Extract, unchanged, every line from the top of the material below through the line with "(endbar) at (12.10,-2.65);", and no more.
━━━ Material supplied ━━━
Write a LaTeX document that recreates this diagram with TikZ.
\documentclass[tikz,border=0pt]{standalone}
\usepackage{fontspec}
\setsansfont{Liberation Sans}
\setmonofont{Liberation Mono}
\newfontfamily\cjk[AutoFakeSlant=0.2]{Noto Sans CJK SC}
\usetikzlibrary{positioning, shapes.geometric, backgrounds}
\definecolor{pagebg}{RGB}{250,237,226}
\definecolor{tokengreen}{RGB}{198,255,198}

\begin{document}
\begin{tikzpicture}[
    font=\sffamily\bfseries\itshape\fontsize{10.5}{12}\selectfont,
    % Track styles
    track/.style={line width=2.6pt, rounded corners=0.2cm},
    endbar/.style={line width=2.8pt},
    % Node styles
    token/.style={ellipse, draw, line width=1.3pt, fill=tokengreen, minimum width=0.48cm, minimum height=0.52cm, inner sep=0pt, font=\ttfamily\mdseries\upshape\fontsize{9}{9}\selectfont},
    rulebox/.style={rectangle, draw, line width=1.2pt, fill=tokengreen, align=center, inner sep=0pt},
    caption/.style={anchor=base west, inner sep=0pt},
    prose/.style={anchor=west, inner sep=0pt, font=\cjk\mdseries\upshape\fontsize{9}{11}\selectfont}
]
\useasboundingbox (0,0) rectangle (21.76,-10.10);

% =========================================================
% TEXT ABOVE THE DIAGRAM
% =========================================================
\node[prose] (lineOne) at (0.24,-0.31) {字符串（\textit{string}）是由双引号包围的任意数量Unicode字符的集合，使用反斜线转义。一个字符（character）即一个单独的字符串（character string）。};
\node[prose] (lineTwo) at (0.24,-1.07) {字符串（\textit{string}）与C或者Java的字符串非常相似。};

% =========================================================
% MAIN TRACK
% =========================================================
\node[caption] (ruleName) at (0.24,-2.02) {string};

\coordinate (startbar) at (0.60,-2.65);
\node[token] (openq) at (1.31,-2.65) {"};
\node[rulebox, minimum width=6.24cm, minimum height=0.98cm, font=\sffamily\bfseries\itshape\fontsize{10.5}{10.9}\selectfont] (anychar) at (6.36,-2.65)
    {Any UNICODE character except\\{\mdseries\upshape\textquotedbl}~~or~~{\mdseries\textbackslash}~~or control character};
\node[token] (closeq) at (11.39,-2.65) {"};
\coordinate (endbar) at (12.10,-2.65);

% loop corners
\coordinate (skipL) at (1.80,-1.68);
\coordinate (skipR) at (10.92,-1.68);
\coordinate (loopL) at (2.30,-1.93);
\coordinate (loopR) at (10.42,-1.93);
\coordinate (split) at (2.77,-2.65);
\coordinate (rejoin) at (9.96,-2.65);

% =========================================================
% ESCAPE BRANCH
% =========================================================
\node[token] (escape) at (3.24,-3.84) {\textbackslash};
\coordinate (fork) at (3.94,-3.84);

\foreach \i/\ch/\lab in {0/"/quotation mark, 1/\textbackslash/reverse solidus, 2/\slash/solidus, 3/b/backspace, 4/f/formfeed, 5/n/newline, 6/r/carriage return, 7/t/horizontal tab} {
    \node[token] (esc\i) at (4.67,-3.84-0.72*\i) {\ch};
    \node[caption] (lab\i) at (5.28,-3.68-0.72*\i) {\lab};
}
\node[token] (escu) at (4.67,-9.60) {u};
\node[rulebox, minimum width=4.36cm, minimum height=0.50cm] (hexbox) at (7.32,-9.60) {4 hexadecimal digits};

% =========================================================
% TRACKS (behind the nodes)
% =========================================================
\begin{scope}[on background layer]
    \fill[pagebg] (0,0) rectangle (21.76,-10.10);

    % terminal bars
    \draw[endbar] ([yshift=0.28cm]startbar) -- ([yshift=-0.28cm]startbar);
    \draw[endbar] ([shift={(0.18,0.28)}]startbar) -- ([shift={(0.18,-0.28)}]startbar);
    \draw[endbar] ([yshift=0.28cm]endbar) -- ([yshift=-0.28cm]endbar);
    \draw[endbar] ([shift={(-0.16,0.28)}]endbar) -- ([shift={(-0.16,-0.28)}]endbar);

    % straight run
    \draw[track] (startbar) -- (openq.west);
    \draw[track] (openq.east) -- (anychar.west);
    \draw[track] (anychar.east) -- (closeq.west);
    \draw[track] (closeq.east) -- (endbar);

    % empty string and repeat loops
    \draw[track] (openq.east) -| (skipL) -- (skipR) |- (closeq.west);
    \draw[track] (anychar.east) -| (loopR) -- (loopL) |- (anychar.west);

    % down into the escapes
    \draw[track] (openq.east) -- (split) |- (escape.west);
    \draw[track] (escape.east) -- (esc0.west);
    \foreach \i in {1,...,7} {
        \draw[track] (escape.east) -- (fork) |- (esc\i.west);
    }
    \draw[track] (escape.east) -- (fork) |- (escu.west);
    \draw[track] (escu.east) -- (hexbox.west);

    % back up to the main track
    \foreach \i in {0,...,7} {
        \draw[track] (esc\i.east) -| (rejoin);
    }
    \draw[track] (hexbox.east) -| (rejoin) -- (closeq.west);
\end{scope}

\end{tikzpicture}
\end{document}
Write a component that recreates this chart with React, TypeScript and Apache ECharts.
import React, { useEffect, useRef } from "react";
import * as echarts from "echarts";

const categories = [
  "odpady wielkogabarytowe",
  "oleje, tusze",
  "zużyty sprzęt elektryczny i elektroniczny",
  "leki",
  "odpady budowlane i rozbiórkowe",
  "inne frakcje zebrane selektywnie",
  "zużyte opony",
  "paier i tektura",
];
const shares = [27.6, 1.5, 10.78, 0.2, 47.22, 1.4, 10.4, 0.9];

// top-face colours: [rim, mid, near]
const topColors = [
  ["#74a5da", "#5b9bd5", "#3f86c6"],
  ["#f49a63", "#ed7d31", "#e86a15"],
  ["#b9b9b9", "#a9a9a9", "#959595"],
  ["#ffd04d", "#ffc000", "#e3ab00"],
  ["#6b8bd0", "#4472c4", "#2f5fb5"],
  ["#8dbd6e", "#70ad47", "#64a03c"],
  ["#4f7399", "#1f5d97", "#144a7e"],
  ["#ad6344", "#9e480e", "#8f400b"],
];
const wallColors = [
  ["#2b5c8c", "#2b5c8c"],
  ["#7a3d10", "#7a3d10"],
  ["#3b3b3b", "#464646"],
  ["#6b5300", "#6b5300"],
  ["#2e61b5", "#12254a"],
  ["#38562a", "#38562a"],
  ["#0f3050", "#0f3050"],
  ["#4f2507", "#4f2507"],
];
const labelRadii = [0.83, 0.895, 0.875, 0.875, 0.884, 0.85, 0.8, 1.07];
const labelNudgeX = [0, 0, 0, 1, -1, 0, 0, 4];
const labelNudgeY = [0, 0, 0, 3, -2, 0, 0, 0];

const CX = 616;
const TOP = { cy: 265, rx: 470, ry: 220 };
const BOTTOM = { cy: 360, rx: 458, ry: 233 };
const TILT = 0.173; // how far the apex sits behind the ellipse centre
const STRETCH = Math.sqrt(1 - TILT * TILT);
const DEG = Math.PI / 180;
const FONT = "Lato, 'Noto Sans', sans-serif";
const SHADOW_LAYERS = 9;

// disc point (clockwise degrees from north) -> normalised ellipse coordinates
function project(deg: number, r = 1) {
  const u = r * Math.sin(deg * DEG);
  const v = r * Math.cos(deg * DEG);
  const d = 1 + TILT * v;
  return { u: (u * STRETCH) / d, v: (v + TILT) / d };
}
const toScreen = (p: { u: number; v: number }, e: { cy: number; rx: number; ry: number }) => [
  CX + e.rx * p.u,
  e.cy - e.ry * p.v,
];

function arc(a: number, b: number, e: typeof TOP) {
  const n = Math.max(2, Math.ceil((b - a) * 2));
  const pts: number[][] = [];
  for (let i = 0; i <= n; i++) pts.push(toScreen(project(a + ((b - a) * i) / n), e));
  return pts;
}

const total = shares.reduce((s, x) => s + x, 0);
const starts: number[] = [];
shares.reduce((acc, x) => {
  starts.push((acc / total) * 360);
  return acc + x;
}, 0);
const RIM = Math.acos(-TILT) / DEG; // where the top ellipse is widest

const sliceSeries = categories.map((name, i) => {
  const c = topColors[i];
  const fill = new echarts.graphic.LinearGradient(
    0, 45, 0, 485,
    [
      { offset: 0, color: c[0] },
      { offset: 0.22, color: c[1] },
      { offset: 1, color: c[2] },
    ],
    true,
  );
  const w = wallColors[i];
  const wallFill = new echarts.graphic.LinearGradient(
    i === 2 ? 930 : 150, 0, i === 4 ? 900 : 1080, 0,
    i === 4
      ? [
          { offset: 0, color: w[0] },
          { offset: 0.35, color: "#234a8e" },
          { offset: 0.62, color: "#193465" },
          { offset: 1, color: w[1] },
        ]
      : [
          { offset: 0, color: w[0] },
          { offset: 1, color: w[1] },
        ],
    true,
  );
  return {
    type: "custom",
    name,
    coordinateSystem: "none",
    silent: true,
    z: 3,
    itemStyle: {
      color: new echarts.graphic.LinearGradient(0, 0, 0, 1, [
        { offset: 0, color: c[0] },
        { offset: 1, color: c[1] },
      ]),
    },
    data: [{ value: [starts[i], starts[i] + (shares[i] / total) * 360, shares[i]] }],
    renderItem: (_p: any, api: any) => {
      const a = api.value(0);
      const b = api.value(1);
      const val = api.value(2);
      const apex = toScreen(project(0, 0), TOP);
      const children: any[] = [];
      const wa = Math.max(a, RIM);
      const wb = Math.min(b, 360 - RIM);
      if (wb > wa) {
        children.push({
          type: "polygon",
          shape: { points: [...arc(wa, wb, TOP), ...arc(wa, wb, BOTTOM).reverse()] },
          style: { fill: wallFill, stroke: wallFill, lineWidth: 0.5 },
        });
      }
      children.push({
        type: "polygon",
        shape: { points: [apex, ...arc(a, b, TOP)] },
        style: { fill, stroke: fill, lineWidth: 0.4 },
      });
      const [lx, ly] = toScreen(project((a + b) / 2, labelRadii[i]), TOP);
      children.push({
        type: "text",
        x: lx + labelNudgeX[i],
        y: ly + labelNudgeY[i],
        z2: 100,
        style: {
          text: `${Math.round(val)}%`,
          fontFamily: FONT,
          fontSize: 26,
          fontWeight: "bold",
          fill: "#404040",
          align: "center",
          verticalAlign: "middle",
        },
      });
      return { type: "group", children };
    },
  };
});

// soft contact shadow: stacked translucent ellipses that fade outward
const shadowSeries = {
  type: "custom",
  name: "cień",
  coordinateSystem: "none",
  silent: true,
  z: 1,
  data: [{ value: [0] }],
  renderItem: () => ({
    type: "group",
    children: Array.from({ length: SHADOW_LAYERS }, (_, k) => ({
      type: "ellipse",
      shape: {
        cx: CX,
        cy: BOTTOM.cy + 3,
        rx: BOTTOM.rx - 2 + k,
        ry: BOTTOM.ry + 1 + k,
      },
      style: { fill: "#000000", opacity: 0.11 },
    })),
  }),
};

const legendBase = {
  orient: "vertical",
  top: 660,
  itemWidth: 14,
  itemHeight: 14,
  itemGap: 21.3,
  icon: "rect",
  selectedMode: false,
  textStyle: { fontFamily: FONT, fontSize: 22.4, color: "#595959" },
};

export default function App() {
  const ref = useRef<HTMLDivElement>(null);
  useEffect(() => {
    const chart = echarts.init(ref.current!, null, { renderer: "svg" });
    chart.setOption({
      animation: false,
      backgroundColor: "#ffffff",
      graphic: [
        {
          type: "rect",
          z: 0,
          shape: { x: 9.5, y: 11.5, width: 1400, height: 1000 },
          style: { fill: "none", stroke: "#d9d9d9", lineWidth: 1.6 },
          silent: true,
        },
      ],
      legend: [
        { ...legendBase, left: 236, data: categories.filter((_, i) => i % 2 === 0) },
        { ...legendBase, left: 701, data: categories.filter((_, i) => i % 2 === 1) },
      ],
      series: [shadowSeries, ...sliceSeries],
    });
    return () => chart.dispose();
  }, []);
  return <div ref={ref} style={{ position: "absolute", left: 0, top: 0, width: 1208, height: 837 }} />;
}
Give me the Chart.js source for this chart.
━━━
# Full response
Write a LaTeX document that recreates this diagram with TikZ.
\documentclass[tikz,border=0pt]{standalone}
\usepackage{fontspec}
\setsansfont{Liberation Sans}
\setmonofont{Liberation Mono}
\newfontfamily\cjk[AutoFakeSlant=0.2]{Noto Sans CJK SC}
\usetikzlibrary{positioning, shapes.geometric, backgrounds}
\definecolor{pagebg}{RGB}{250,237,226}
\definecolor{tokengreen}{RGB}{198,255,198}

\begin{document}
\begin{tikzpicture}[
    font=\sffamily\bfseries\itshape\fontsize{10.5}{12}\selectfont,
    % Track styles
    track/.style={line width=2.6pt, rounded corners=0.2cm},
    endbar/.style={line width=2.8pt},
    % Node styles
    token/.style={ellipse, draw, line width=1.3pt, fill=tokengreen, minimum width=0.48cm, minimum height=0.52cm, inner sep=0pt, font=\ttfamily\mdseries\upshape\fontsize{9}{9}\selectfont},
    rulebox/.style={rectangle, draw, line width=1.2pt, fill=tokengreen, align=center, inner sep=0pt},
    caption/.style={anchor=base west, inner sep=0pt},
    prose/.style={anchor=west, inner sep=0pt, font=\cjk\mdseries\upshape\fontsize{9}{11}\selectfont}
]
\useasboundingbox (0,0) rectangle (21.76,-10.10);

% =========================================================
% TEXT ABOVE THE DIAGRAM
% =========================================================
\node[prose] (lineOne) at (0.24,-0.31) {字符串（\textit{string}）是由双引号包围的任意数量Unicode字符的集合，使用反斜线转义。一个字符（character）即一个单独的字符串（character string）。};
\node[prose] (lineTwo) at (0.24,-1.07) {字符串（\textit{string}）与C或者Java的字符串非常相似。};

% =========================================================
% MAIN TRACK
% =========================================================
\node[caption] (ruleName) at (0.24,-2.02) {string};

\coordinate (startbar) at (0.60,-2.65);
\node[token] (openq) at (1.31,-2.65) {"};
\node[rulebox, minimum width=6.24cm, minimum height=0.98cm, font=\sffamily\bfseries\itshape\fontsize{10.5}{10.9}\selectfont] (anychar) at (6.36,-2.65)
    {Any UNICODE character except\\{\mdseries\upshape\textquotedbl}~~or~~{\mdseries\textbackslash}~~or control character};
\node[token] (closeq) at (11.39,-2.65) {"};
\coordinate (endbar) at (12.10,-2.65);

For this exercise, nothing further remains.